As a front line of defense against pathogenic microbes, our body employs a primitive, yet highly sophisticated and potent innate immune response pathway collectively referred to as the inflammasome. Innate immune cells, epithelial cells, and many other cell types are capable of detecting infection or tissue injury and mounting a coordinated molecular defense. For example, Gram-negative bacteria are specifically detected via a surveillance mechanism that involves activation of extracellular receptors such as Toll-like receptors (TLRs) followed by intracellular recognition and activation of pathways such as caspase-11 (caspase-4/5 in humans).
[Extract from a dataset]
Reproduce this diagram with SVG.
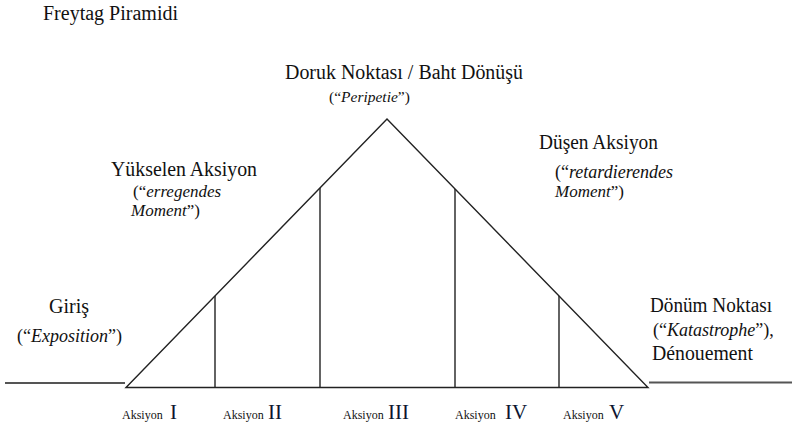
<svg xmlns="http://www.w3.org/2000/svg" width="792" height="428" viewBox="0 0 792 428">
<style>
text{font-family:"Liberation Serif","Times New Roman",serif;fill:#111}
.l{font-size:20px}
.q{font-size:18px}
.i{font-style:italic}
.s{font-size:12px}
.r{font-size:21px;fill:#0d1530}
.ln{stroke:#222;stroke-width:1.4;fill:none}
.base{stroke:#555;stroke-width:2;fill:none}
</style>
<rect width="792" height="428" fill="#fff"/>
<g id="connectors">
<line class="base" x1="5" y1="383" x2="125" y2="383"/>
<line class="base" x1="649" y1="382.5" x2="792" y2="382.5"/>
<polygon class="ln" points="126,387.5 387,119 648,387.5"/>
<line class="ln" x1="215" y1="296" x2="215" y2="387"/>
<line class="ln" x1="320" y1="188" x2="320" y2="387"/>
<line class="ln" x1="455" y1="189" x2="455" y2="387"/>
<line class="ln" x1="559" y1="296" x2="559" y2="387"/>
</g>
<g id="title"><text class="l" x="43" y="20" textLength="135" lengthAdjust="spacingAndGlyphs">Freytag Piramidi</text></g>
<g id="climax">
<text class="l" x="285" y="79" textLength="238" lengthAdjust="spacingAndGlyphs">Doruk Noktası / Baht Dönüşü</text>
<text class="q" x="329" y="102" style="font-size:15.5px">(“<tspan class="i">Peripetie</tspan>”)</text>
</g>
<g id="rising">
<text class="l" x="111" y="176" textLength="146" lengthAdjust="spacingAndGlyphs">Yükselen Aksiyon</text>
<text class="q" x="133" y="197" style="font-size:17px">(“<tspan class="i">erregendes</tspan></text>
<text class="q" x="131" y="216" style="font-size:17px"><tspan class="i">Moment</tspan>”)</text>
</g>
<g id="falling">
<text class="l" x="539" y="149" textLength="119" lengthAdjust="spacingAndGlyphs">Düşen Aksiyon</text>
<text class="q" x="555" y="178">(“<tspan class="i">retardierendes</tspan></text>
<text class="q" x="555" y="197" style="font-size:17px"><tspan class="i">Moment</tspan>”)</text>
</g>
<g id="intro">
<text class="l" x="69" y="313" text-anchor="middle">Giriş</text>
<text class="q" x="17" y="342">(“<tspan class="i">Exposition</tspan>”)</text>
</g>
<g id="denouement">
<text class="l" x="650" y="312" textLength="122" lengthAdjust="spacingAndGlyphs">Dönüm Noktası</text>
<text class="q" x="653" y="336">(“<tspan class="i">Katastrophe</tspan>”),</text>
<text class="l" x="652" y="360" textLength="101" lengthAdjust="spacingAndGlyphs">Dénouement</text>
</g>
<g id="act1"><text class="s" x="122" y="419">Aksiyon</text><text class="r" x="170" y="419">I</text></g>
<g id="act2"><text class="s" x="223" y="419">Aksiyon</text><text class="r" x="268" y="419">II</text></g>
<g id="act3"><text class="s" x="343" y="419">Aksiyon</text><text class="r" x="388" y="419">III</text></g>
<g id="act4"><text class="s" x="455" y="419">Aksiyon</text><text class="r" x="505" y="419">IV</text></g>
<g id="act5"><text class="s" x="563" y="419">Aksiyon</text><text class="r" x="609" y="419">V</text></g>
</svg>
Importantly, lipopolysaccharide (LPS), the major component of the outer membrane of Gram-negative bacteria, is a strong trigger of these pathways. Extracellular LPS primarily stimulates TLR4, which can serve as a priming signal for expression of inflammasome components. Intracellular LPS can then trigger caspase-11-dependent inflammasome activation in the cytoplasm. Here, we briefly review the burgeoning caspase-11-dependent non-canonical inflammasome field, focusing mainly on the innate sensing of LPS.
Keywords: bacterial disease; endotoxin shock; lipopolysaccharide.
© 2015 John Wiley & Sons A/S. Published by John Wiley & Sons Ltd.